Often on early spring nights my mom would hand me a flashlight and head
outside into the warm darkness. The peepers were calling and she was
out to look for them. I would run after my mom, catching up with her
on the dew-drenched path, through the crown vetch leading up the bank
to the pond. Crouching on all fours we would stalk the tiny and elusive
frogs for hours. Believing that one of them was calling out from just
under our noses, we would flip on our flashlights only to see a wavering
blade of grass. Eventually, if we got lucky, we'd catch sight of one
with its throat bulging larger than the frog itself. Holding our breaths,
we would remain crouched there, enthralled, until the little frog jumped
into the darkness. The trill whistle of thousands of spring peepers
resonated deep within me. My world was full of life. Until I was fourteen
years old and attended school for the first time, the land we lived
on was my classroom and its occupants my teachers. So much was learned
from building a terrarium, hatching a wood frog egg found in a cold
puddle, and observing its entire life cycle; or from observing the strange
spiraling flight of a male woodcock's mating ritual in the field above
our house. I found a dead deer once while walking in the woods. I collected
the bones and reassembled the skeleton. Mine was a living education.
As I grew older, though, the vast woods and fields that were my classroom
seemed to be shrinking. All I had known was woods, fields, and streams,
and so I assumed in my young mind that most of the world looked this
way.But as I spent more and more time away from home, in school and
in the city, my perception began to shift. The untouched wilderness
of my childhood, once endless, now seemed to be a small island surrounded
by the concrete world of humans. The night I knew this to be true was
when I heard the coyotes for the second time in my life. Only recently
had the Eastern Coyote returned to our area since they were eradicated.

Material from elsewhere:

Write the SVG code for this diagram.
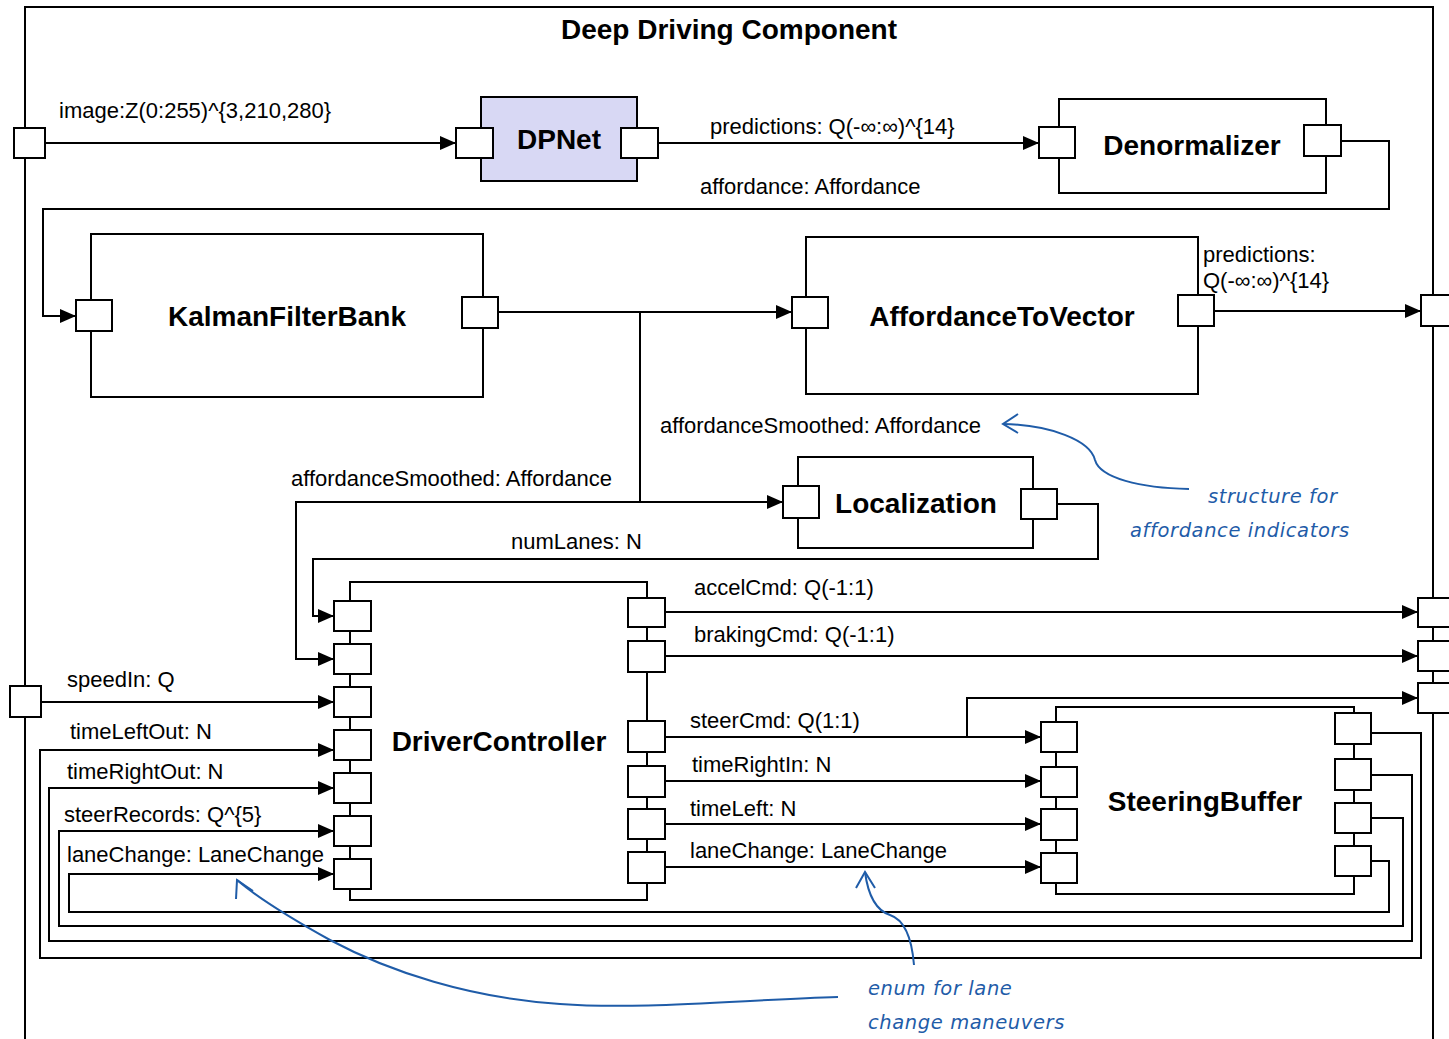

Their undaunted howls filled me with a renewed hope for the resiliency
of the natural world. I awoke that night to the distant sound of a fire
siren in the valley. There was nothing remarkable about this, but then
I heard the excited yaps and howls of coyotes in the fields below our
house, calling back. Witnessing Nature calling out, trying to communicate
with a machine, forced upon me the ultimate realization that it is almost
impossible to escape the far-reaching influence of man.
As I unlace my skates and head back down the steep, slippery pond
bank I have a renewed awareness of this land that bore me and my deep-rooted
connections to it. I glance up at the moon before turning toward the
glowing windows of the house. I am still young and foolish. I cannot
say where my life will take me. I do not know if one day I will return
to this area and settle down. I do know, however, that part of me will
always be here in this land that showed me the value of silence and
reflection; educated me; and ultimately led me to realize its very fragility.